In a carefully tailored decision, the Court of Appeal in Barber v. California Dept. of Corrections and Rehabilitation (Cal. Ct. App., Feb. 15, 2012) 12 Cal. Daily Op. Serv. 1936, held POBR does not entitle a former peace officer to review years of personnel records. The decision emphasized the plaintiff made a "broad request" to review his personnel records only after he had been terminated.
The plaintiff was an employee with the California Department of Corrections and Rehabilitation (CDCR) until being terminated in April of 2009. Six months after his termination, the plaintiff requested copies of his CDCR personnel records. CDCR denied the request and the plaintiff filed a petition for writ of mandamus and a complaint for declaratory and injunctive relief seeking copies of the records under POBR. The superior court denied plaintiff’s requests, and plaintiff appealed.

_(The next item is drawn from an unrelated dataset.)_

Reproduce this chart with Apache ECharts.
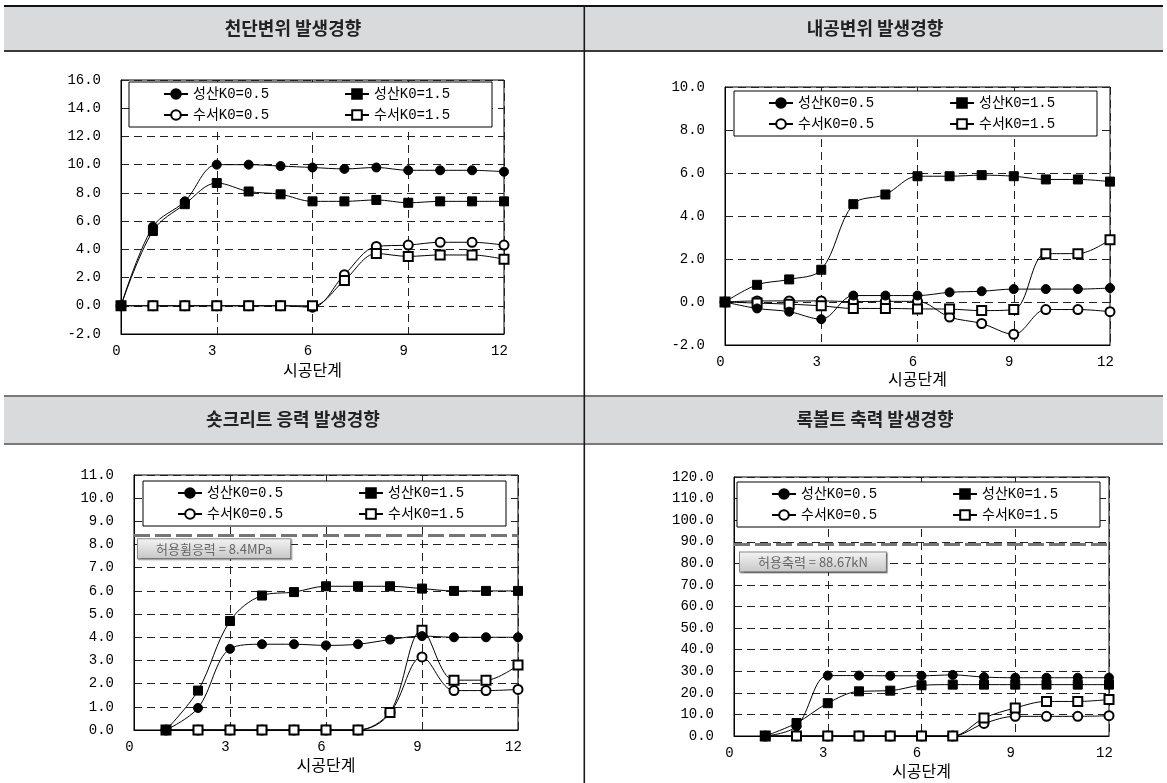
<!DOCTYPE html>
<html>
<head>
<meta charset="utf-8">
<script src="https://cdn.jsdelivr.net/npm/echarts@6/dist/echarts.min.js"></script>
<style>
  html, body { margin: 0; padding: 0; background: #fff; }
  #chart { width: 1167px; height: 783px; }
</style>
</head>
<body>
<div id="chart"></div>
<script>
// ---- data ----
const panelTitles = ['천단변위 발생경향', '내공변위 발생경향', '숏크리트 응력 발생경향', '록볼트 축력 발생경향'];
const seriesNames = ['성산K0=0.5', '성산K0=1.5', '수서K0=0.5', '수서K0=1.5'];
const stageAxisName = '시공단계';

// construction stages
const stagesFromZero = [0, 1, 2, 3, 4, 5, 6, 7, 8, 9, 10, 11, 12];
const stagesFromOne = [1, 2, 3, 4, 5, 6, 7, 8, 9, 10, 11, 12];
const stageTicks = [0, 12, 3];          // min, max, step

// crown settlement
const crownRange = [-2, 16, 2];
const crownSS05 = [0, 5.6, 7.4, 10.0, 10.0, 9.9, 9.8, 9.7, 9.8, 9.6, 9.6, 9.6, 9.5];
const crownSS15 = [0, 5.3, 7.2, 8.7, 8.1, 7.9, 7.4, 7.4, 7.5, 7.3, 7.4, 7.4, 7.4];
const crownSU05 = [0, 0, 0, 0, 0, 0, -0.1, 2.2, 4.2, 4.3, 4.5, 4.5, 4.3];
const crownSU15 = [0, 0, 0, 0, 0, 0, 0, 1.8, 3.7, 3.5, 3.6, 3.6, 3.3];

// convergence
const convRange = [-2, 10, 2];
const convSS05 = [0, -0.3, -0.45, -0.8, 0.3, 0.3, 0.3, 0.45, 0.5, 0.6, 0.6, 0.6, 0.65];
const convSS15 = [0, 0.8, 1.05, 1.5, 4.55, 5.0, 5.85, 5.85, 5.9, 5.85, 5.7, 5.7, 5.6];
const convSU05 = [0, 0.05, 0.05, 0.05, 0.02, 0.03, 0.03, -0.7, -1.0, -1.5, -0.35, -0.35, -0.45];
const convSU15 = [0, -0.05, -0.1, -0.18, -0.3, -0.3, -0.32, -0.33, -0.4, -0.35, 2.25, 2.25, 2.9];

// shotcrete stress
const shotRange = [0, 11, 1];
const shotSS05 = [0, 0.95, 3.5, 3.7, 3.7, 3.65, 3.7, 3.9, 4.05, 4.0, 4.0, 4.0];
const shotSS15 = [0, 1.7, 4.7, 5.8, 5.95, 6.2, 6.2, 6.2, 6.1, 6.0, 6.0, 6.0];
const shotSU05 = [0, 0, 0, 0, 0, 0, 0, 0.75, 3.15, 1.7, 1.7, 1.75];
const shotSU15 = [0, 0, 0, 0, 0, 0, 0, 0.75, 4.3, 2.15, 2.15, 2.8];
const shotLimit = 8.4;
const shotLimitLabel = '허용휨응력 = 8.4MPa';

// rock bolt axial force
const boltRange = [0, 120, 10];
const boltSS05 = [0, 4.5, 28.0, 28.0, 27.9, 27.9, 28.3, 27.3, 27.0, 27.0, 27.0, 27.0];
const boltSS15 = [0, 6.0, 15.2, 20.7, 21.0, 23.5, 23.8, 23.8, 23.8, 23.8, 23.8, 23.8];
const boltSU05 = [0, 0, 0, 0, 0, 0, 0, 5.8, 9.1, 9.1, 9.1, 9.4];
const boltSU15 = [0, 0, 0, 0, 0, 0, 0, 8.3, 13.0, 16.0, 16.0, 16.9];
const boltLimit = 88.67;
const boltLimitLabel = '허용축력 = 88.67kN';

// ---- styling & layout ----
const MONO = "'Liberation Mono', 'Noto Sans CJK KR', monospace";
const HANGUL = "'Noto Sans CJK KR', sans-serif";
const symbols = ['circle', 'rect', 'emptyCircle', 'emptyRect'];
const drawOrder = [2, 3, 0, 1];   // open markers below filled ones

const panels = [
  { stages: stagesFromZero, range: crownRange, values: [crownSS05, crownSS15, crownSU05, crownSU15],
    grid: { left: 121, top: 80, width: 383, height: 254 }, legendBox: [129, 82], nameGap: 28 },
  { stages: stagesFromZero, range: convRange, values: [convSS05, convSS15, convSU05, convSU15],
    grid: { left: 725, top: 87, width: 385, height: 258 }, legendBox: [734, 91], nameGap: 26 },
  { stages: stagesFromOne, range: shotRange, values: [shotSS05, shotSS15, shotSU05, shotSU15],
    grid: { left: 134, top: 475, width: 384, height: 255 }, legendBox: [143, 481], nameGap: 27,
    limit: shotLimit, limitLabel: shotLimitLabel, limitLabelDist: [4, 4] },
  { stages: stagesFromOne, range: boltRange, values: [boltSS05, boltSS15, boltSU05, boltSU15],
    grid: { left: 734, top: 477, width: 375, height: 259 }, legendBox: [737, 482], nameGap: 27,
    limit: boltLimit, limitLabel: boltLimitLabel, limitLabelDist: [6, 8] }
];

const grids = [], xAxes = [], yAxes = [], legends = [], series = [];

panels.forEach((p, pi) => {
  grids.push(Object.assign({ show: true, borderColor: '#000', borderWidth: 1, backgroundColor: 'transparent' }, p.grid));

  xAxes.push({
    type: 'value', gridIndex: pi,
    min: stageTicks[0], max: stageTicks[1], interval: stageTicks[2],
    name: stageAxisName, nameLocation: 'middle', nameGap: p.nameGap,
    nameTextStyle: { fontFamily: HANGUL, fontSize: 16, color: '#000' },
    axisLine: { show: true, onZero: false, lineStyle: { color: '#000', width: 1 } },
    axisTick: { show: false },
    axisLabel: { fontFamily: MONO, fontSize: 14, color: '#000', margin: 10, padding: [0, 9, 0, 0] },
    splitLine: { show: true, lineStyle: { color: '#222', width: 1, type: [8, 5] } }
  });

  yAxes.push({
    type: 'value', gridIndex: pi,
    min: p.range[0], max: p.range[1], interval: p.range[2],
    axisLine: { show: true, lineStyle: { color: '#000', width: 1 } },
    axisTick: { show: false },
    axisLabel: { fontFamily: MONO, fontSize: 14, color: '#000', margin: 20, formatter: v => v.toFixed(1) },
    splitLine: { show: true, lineStyle: { color: '#222', width: 1, type: [8, 5] } }
  });

  // two-column legend inside a framed white box
  const [bx, by] = p.legendBox;
  const legendText = { fontFamily: MONO, fontSize: 14, color: '#000', width: 100, lineHeight: 14 };
  legends.push({
    left: bx, top: by, orient: 'vertical', itemGap: 7, itemWidth: 24, itemHeight: 12,
    padding: [5, 199, 5, 34], backgroundColor: '#fff', borderColor: '#000', borderWidth: 1, borderRadius: 0,
    selectedMode: false, data: [seriesNames[0], seriesNames[2]], textStyle: legendText, z: 5
  });
  legends.push({
    left: bx + 215, top: by + 5, orient: 'vertical', itemGap: 7, itemWidth: 24, itemHeight: 12,
    padding: 0, selectedMode: false, data: [seriesNames[1], seriesNames[3]], textStyle: legendText, z: 6
  });

  drawOrder.forEach((si, k) => {
    const s = {
      name: seriesNames[si], type: 'line', xAxisIndex: pi, yAxisIndex: pi,
      data: p.stages.map((x, i) => [x, p.values[si][i]]),
      smooth: 0.35, symbol: symbols[si], symbolSize: 9, showSymbol: true,
      lineStyle: { color: '#000', width: 1 },
      itemStyle: { color: '#000', borderColor: '#000', borderWidth: 1 },
      emphasis: { disabled: true }, silent: true, z: 2 + k * 0.1
    };
    if (p.limit != null && k === 0) {
      s.markLine = {
        silent: true, symbol: 'none', animation: false,
        lineStyle: { color: '#767676', width: 3, type: [16, 5] },
        label: {
          show: true, position: 'insideStartBottom', distance: p.limitLabelDist,
          formatter: p.limitLabel, fontFamily: HANGUL, fontSize: 13, color: '#666', lineHeight: 15,
          padding: [2, 18, 2, 18],
          backgroundColor: { type: 'linear', x: 0, y: 0, x2: 0, y2: 1,
            colorStops: [{ offset: 0, color: '#f4f4f4' }, { offset: 1, color: '#c6c6c6' }] },
          borderColor: '#8a8a8a', borderWidth: 1,
          shadowColor: 'rgba(0,0,0,0.35)', shadowOffsetX: 1, shadowOffsetY: 1, shadowBlur: 1
        },
        data: [{ yAxis: p.limit }]
      };
    }
    series.push(s);
  });
});

// panel frames: header bars, rules and the centre divider
const graphics = [
  { type: 'rect', shape: { x: 4, y: 7, width: 1159, height: 43 }, style: { fill: '#d9dadc' }, z: 0 },
  { type: 'rect', shape: { x: 4, y: 5, width: 1159, height: 2 }, style: { fill: '#111' }, z: 1 },
  { type: 'rect', shape: { x: 4, y: 50, width: 1159, height: 2 }, style: { fill: '#3a3a3a' }, z: 1 },
  { type: 'rect', shape: { x: 4, y: 397, width: 1159, height: 46 }, style: { fill: '#d9dadc' }, z: 0 },
  { type: 'rect', shape: { x: 4, y: 395, width: 1159, height: 2 }, style: { fill: '#7a7a7a' }, z: 1 },
  { type: 'rect', shape: { x: 4, y: 443, width: 1159, height: 2 }, style: { fill: '#7a7a7a' }, z: 1 },
  { type: 'rect', shape: { x: 583.5, y: 5, width: 1.6, height: 778 }, style: { fill: '#1a1a1a' }, z: 2 }
];
const titleCentres = [[293, 28], [875, 28], [293, 419], [875, 419]];
panelTitles.forEach((t, i) => {
  graphics.push({
    type: 'text', x: titleCentres[i][0], y: titleCentres[i][1], z: 3,
    style: { text: t, fill: '#222', font: "bold 18px 'Noto Sans CJK KR', sans-serif", align: 'center', verticalAlign: 'middle' }
  });
});

const chart = echarts.init(document.getElementById('chart'), null, { renderer: 'canvas' });
chart.setOption({
  backgroundColor: '#fff',
  animation: false,
  grid: grids,
  xAxis: xAxes,
  yAxis: yAxes,
  legend: legends,
  series: series,
  graphic: graphics
});
</script>
</body>
</html>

Government Code section 3306.5, part of POBR, states that an employer of public safety officers shall permit a requesting officer to view or copy personnel files that have or are being used to determine that officer’s qualifications for benefits or disciplinary action. The Court of Appeal found the right to inspect records only applied to public safety officers and plaintiff was no longer a public safety officer after his termination went into effect. Because plaintiff made his request for records well after being terminated from CDCR, he was not entitled to access the records. The court, therefore, affirmed the ruling of the lower court and awarded CDCR its costs on appeal.